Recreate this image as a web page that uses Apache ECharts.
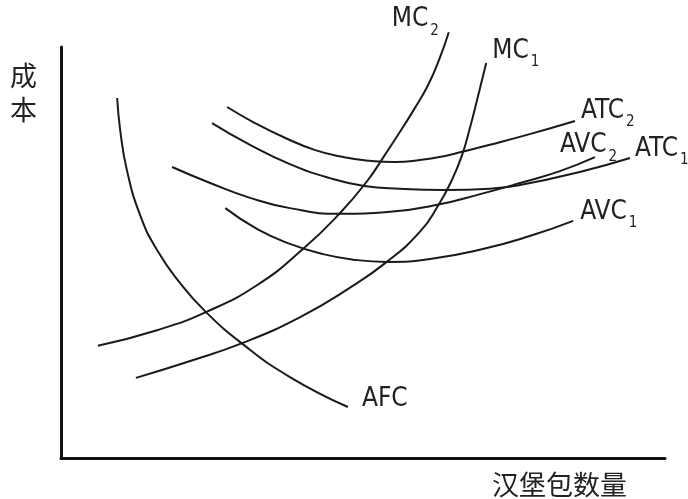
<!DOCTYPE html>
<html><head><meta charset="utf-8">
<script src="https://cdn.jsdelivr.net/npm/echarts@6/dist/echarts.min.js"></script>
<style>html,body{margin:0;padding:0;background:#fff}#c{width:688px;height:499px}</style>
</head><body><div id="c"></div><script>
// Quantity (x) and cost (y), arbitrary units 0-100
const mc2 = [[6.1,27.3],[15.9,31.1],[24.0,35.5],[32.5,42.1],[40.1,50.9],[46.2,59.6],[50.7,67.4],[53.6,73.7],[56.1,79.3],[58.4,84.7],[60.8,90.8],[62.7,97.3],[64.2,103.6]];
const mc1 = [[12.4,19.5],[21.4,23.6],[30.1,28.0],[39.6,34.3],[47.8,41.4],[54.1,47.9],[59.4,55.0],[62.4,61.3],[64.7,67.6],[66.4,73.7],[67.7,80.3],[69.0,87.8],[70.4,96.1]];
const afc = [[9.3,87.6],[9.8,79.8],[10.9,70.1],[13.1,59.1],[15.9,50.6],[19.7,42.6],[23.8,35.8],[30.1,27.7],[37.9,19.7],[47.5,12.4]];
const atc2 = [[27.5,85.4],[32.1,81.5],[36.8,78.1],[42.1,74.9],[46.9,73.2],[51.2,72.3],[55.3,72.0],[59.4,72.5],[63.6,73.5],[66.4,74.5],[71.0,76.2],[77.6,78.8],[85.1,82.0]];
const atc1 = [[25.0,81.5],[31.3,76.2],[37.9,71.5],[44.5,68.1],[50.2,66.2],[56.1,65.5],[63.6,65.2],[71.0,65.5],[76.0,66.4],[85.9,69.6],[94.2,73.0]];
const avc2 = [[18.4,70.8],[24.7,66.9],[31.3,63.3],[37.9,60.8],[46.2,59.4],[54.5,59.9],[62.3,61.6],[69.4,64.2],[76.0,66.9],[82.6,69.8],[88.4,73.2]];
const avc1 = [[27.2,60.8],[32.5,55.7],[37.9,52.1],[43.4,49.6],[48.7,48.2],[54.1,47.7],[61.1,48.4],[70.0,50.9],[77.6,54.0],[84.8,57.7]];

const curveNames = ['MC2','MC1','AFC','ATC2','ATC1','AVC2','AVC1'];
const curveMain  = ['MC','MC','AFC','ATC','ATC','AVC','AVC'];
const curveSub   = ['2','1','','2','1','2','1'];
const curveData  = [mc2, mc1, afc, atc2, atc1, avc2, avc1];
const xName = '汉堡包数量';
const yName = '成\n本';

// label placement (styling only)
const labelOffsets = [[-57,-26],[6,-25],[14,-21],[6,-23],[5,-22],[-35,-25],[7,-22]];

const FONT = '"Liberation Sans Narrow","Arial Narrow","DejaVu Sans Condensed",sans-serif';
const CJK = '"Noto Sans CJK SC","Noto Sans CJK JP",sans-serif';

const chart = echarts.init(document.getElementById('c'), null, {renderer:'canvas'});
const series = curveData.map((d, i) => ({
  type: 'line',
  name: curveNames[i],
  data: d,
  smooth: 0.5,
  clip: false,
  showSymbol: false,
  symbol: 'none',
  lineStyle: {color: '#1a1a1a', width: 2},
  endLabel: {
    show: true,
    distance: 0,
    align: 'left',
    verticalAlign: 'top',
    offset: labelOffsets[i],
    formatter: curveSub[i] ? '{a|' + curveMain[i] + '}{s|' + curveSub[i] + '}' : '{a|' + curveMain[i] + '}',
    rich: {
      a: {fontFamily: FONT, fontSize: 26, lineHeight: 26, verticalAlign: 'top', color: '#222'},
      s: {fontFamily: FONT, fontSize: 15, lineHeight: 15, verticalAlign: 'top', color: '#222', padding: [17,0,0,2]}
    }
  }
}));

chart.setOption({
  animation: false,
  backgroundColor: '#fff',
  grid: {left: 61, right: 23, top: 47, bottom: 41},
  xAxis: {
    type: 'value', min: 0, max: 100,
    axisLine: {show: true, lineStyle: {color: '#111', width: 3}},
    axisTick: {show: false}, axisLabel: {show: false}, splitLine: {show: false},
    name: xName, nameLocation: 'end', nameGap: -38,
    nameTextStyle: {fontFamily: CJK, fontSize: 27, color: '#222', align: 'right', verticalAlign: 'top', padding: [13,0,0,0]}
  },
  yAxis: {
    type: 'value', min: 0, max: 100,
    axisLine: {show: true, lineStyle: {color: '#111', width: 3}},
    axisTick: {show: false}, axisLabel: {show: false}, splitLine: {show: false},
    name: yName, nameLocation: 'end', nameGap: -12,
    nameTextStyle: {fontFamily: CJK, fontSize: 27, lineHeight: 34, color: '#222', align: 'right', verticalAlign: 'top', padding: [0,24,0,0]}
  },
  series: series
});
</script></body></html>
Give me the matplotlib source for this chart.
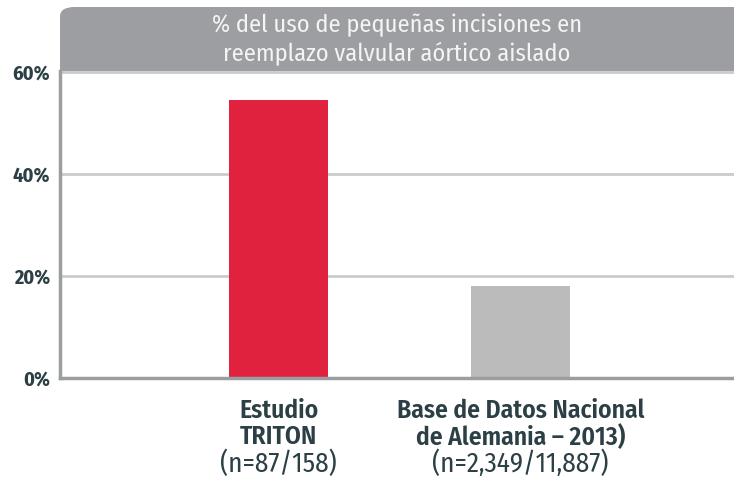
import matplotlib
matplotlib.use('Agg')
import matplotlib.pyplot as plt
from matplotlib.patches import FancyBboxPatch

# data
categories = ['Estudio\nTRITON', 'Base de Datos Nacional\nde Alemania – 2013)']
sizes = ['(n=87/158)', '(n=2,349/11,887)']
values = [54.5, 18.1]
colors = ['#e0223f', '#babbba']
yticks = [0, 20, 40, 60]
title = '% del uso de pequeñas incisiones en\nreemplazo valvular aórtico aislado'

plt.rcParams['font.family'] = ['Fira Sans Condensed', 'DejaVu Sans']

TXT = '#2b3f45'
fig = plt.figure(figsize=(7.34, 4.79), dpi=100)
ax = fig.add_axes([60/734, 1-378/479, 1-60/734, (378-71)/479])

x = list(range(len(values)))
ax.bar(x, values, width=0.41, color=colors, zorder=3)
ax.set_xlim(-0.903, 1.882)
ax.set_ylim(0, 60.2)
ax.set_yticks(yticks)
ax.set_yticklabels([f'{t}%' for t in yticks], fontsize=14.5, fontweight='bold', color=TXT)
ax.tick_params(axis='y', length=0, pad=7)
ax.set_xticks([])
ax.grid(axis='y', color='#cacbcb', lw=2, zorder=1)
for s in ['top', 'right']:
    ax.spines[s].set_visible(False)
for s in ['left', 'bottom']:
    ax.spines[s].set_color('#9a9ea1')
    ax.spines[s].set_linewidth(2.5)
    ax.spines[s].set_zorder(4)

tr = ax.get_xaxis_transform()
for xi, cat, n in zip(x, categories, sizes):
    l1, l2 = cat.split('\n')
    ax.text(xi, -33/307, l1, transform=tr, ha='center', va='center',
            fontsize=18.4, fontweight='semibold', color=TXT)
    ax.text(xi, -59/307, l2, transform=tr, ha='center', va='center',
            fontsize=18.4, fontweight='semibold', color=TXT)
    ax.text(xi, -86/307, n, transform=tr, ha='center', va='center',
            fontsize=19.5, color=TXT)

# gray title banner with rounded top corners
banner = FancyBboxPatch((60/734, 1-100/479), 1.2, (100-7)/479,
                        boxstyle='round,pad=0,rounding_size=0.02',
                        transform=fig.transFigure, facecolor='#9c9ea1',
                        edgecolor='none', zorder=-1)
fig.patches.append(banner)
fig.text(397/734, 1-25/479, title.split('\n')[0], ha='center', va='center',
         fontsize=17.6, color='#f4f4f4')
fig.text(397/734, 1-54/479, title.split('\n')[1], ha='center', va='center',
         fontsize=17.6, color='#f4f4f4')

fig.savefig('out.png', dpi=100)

== The task ==
Copy the listing word for word, excluding its pictures.

== Response to this exercise ==
Recreate this image as a web page that uses Apache ECharts.
<!DOCTYPE html>
<html><head><meta charset="utf-8">
<script src="https://cdn.jsdelivr.net/npm/echarts@6/dist/echarts.min.js"></script>
<style>html,body{margin:0;padding:0;background:#fff}#c{width:688px;height:499px}</style>
</head><body><div id="c"></div><script>
// Quantity (x) and cost (y), arbitrary units 0-100
const mc2 = [[6.1,27.3],[15.9,31.1],[24.0,35.5],[32.5,42.1],[40.1,50.9],[46.2,59.6],[50.7,67.4],[53.6,73.7],[56.1,79.3],[58.4,84.7],[60.8,90.8],[62.7,97.3],[64.2,103.6]];
const mc1 = [[12.4,19.5],[21.4,23.6],[30.1,28.0],[39.6,34.3],[47.8,41.4],[54.1,47.9],[59.4,55.0],[62.4,61.3],[64.7,67.6],[66.4,73.7],[67.7,80.3],[69.0,87.8],[70.4,96.1]];
const afc = [[9.3,87.6],[9.8,79.8],[10.9,70.1],[13.1,59.1],[15.9,50.6],[19.7,42.6],[23.8,35.8],[30.1,27.7],[37.9,19.7],[47.5,12.4]];
const atc2 = [[27.5,85.4],[32.1,81.5],[36.8,78.1],[42.1,74.9],[46.9,73.2],[51.2,72.3],[55.3,72.0],[59.4,72.5],[63.6,73.5],[66.4,74.5],[71.0,76.2],[77.6,78.8],[85.1,82.0]];
const atc1 = [[25.0,81.5],[31.3,76.2],[37.9,71.5],[44.5,68.1],[50.2,66.2],[56.1,65.5],[63.6,65.2],[71.0,65.5],[76.0,66.4],[85.9,69.6],[94.2,73.0]];
const avc2 = [[18.4,70.8],[24.7,66.9],[31.3,63.3],[37.9,60.8],[46.2,59.4],[54.5,59.9],[62.3,61.6],[69.4,64.2],[76.0,66.9],[82.6,69.8],[88.4,73.2]];
const avc1 = [[27.2,60.8],[32.5,55.7],[37.9,52.1],[43.4,49.6],[48.7,48.2],[54.1,47.7],[61.1,48.4],[70.0,50.9],[77.6,54.0],[84.8,57.7]];

const curveNames = ['MC2','MC1','AFC','ATC2','ATC1','AVC2','AVC1'];
const curveMain  = ['MC','MC','AFC','ATC','ATC','AVC','AVC'];
const curveSub   = ['2','1','','2','1','2','1'];
const curveData  = [mc2, mc1, afc, atc2, atc1, avc2, avc1];
const xName = '汉堡包数量';
const yName = '成\n本';

// label placement (styling only)
const labelOffsets = [[-57,-26],[6,-25],[14,-21],[6,-23],[5,-22],[-35,-25],[7,-22]];

const FONT = '"Liberation Sans Narrow","Arial Narrow","DejaVu Sans Condensed",sans-serif';
const CJK = '"Noto Sans CJK SC","Noto Sans CJK JP",sans-serif';

const chart = echarts.init(document.getElementById('c'), null, {renderer:'canvas'});
const series = curveData.map((d, i) => ({
  type: 'line',
  name: curveNames[i],
  data: d,
  smooth: 0.5,
  clip: false,
  showSymbol: false,
  symbol: 'none',
  lineStyle: {color: '#1a1a1a', width: 2},
  endLabel: {
    show: true,
    distance: 0,
    align: 'left',
    verticalAlign: 'top',
    offset: labelOffsets[i],
    formatter: curveSub[i] ? '{a|' + curveMain[i] + '}{s|' + curveSub[i] + '}' : '{a|' + curveMain[i] + '}',
    rich: {
      a: {fontFamily: FONT, fontSize: 26, lineHeight: 26, verticalAlign: 'top', color: '#222'},
      s: {fontFamily: FONT, fontSize: 15, lineHeight: 15, verticalAlign: 'top', color: '#222', padding: [17,0,0,2]}
    }
  }
}));

chart.setOption({
  animation: false,
  backgroundColor: '#fff',
  grid: {left: 61, right: 23, top: 47, bottom: 41},
  xAxis: {
    type: 'value', min: 0, max: 100,
    axisLine: {show: true, lineStyle: {color: '#111', width: 3}},
    axisTick: {show: false}, axisLabel: {show: false}, splitLine: {show: false},
    name: xName, nameLocation: 'end', nameGap: -38,
    nameTextStyle: {fontFamily: CJK, fontSize: 27, color: '#222', align: 'right', verticalAlign: 'top', padding: [13,0,0,0]}
  },
  yAxis: {
    type: 'value', min: 0, max: 100,
    axisLine: {show: true, lineStyle: {color: '#111', width: 3}},
    axisTick: {show: false}, axisLabel: {show: false}, splitLine: {show: false},
    name: yName, nameLocation: 'end', nameGap: -12,
    nameTextStyle: {fontFamily: CJK, fontSize: 27, lineHeight: 34, color: '#222', align: 'right', verticalAlign: 'top', padding: [0,24,0,0]}
  },
  series: series
});
</script></body></html>
Give me the matplotlib source for this chart.
import matplotlib
matplotlib.use('Agg')
import matplotlib.pyplot as plt
from matplotlib.patches import FancyBboxPatch

# data
categories = ['Estudio\nTRITON', 'Base de Datos Nacional\nde Alemania – 2013)']
sizes = ['(n=87/158)', '(n=2,349/11,887)']
values = [54.5, 18.1]
colors = ['#e0223f', '#babbba']
yticks = [0, 20, 40, 60]
title = '% del uso de pequeñas incisiones en\nreemplazo valvular aórtico aislado'

plt.rcParams['font.family'] = ['Fira Sans Condensed', 'DejaVu Sans']

TXT = '#2b3f45'
fig = plt.figure(figsize=(7.34, 4.79), dpi=100)
ax = fig.add_axes([60/734, 1-378/479, 1-60/734, (378-71)/479])

x = list(range(len(values)))
ax.bar(x, values, width=0.41, color=colors, zorder=3)
ax.set_xlim(-0.903, 1.882)
ax.set_ylim(0, 60.2)
ax.set_yticks(yticks)
ax.set_yticklabels([f'{t}%' for t in yticks], fontsize=14.5, fontweight='bold', color=TXT)
ax.tick_params(axis='y', length=0, pad=7)
ax.set_xticks([])
ax.grid(axis='y', color='#cacbcb', lw=2, zorder=1)
for s in ['top', 'right']:
    ax.spines[s].set_visible(False)
for s in ['left', 'bottom']:
    ax.spines[s].set_color('#9a9ea1')
    ax.spines[s].set_linewidth(2.5)
    ax.spines[s].set_zorder(4)

tr = ax.get_xaxis_transform()
for xi, cat, n in zip(x, categories, sizes):
    l1, l2 = cat.split('\n')
    ax.text(xi, -33/307, l1, transform=tr, ha='center', va='center',
            fontsize=18.4, fontweight='semibold', color=TXT)
    ax.text(xi, -59/307, l2, transform=tr, ha='center', va='center',
            fontsize=18.4, fontweight='semibold', color=TXT)
    ax.text(xi, -86/307, n, transform=tr, ha='center', va='center',
            fontsize=19.5, color=TXT)

# gray title banner with rounded top corners
banner = FancyBboxPatch((60/734, 1-100/479), 1.2, (100-7)/479,
                        boxstyle='round,pad=0,rounding_size=0.02',
                        transform=fig.transFigure, facecolor='#9c9ea1',
                        edgecolor='none', zorder=-1)
fig.patches.append(banner)
fig.text(397/734, 1-25/479, title.split('\n')[0], ha='center', va='center',
         fontsize=17.6, color='#f4f4f4')
fig.text(397/734, 1-54/479, title.split('\n')[1], ha='center', va='center',
         fontsize=17.6, color='#f4f4f4')

fig.savefig('out.png', dpi=100)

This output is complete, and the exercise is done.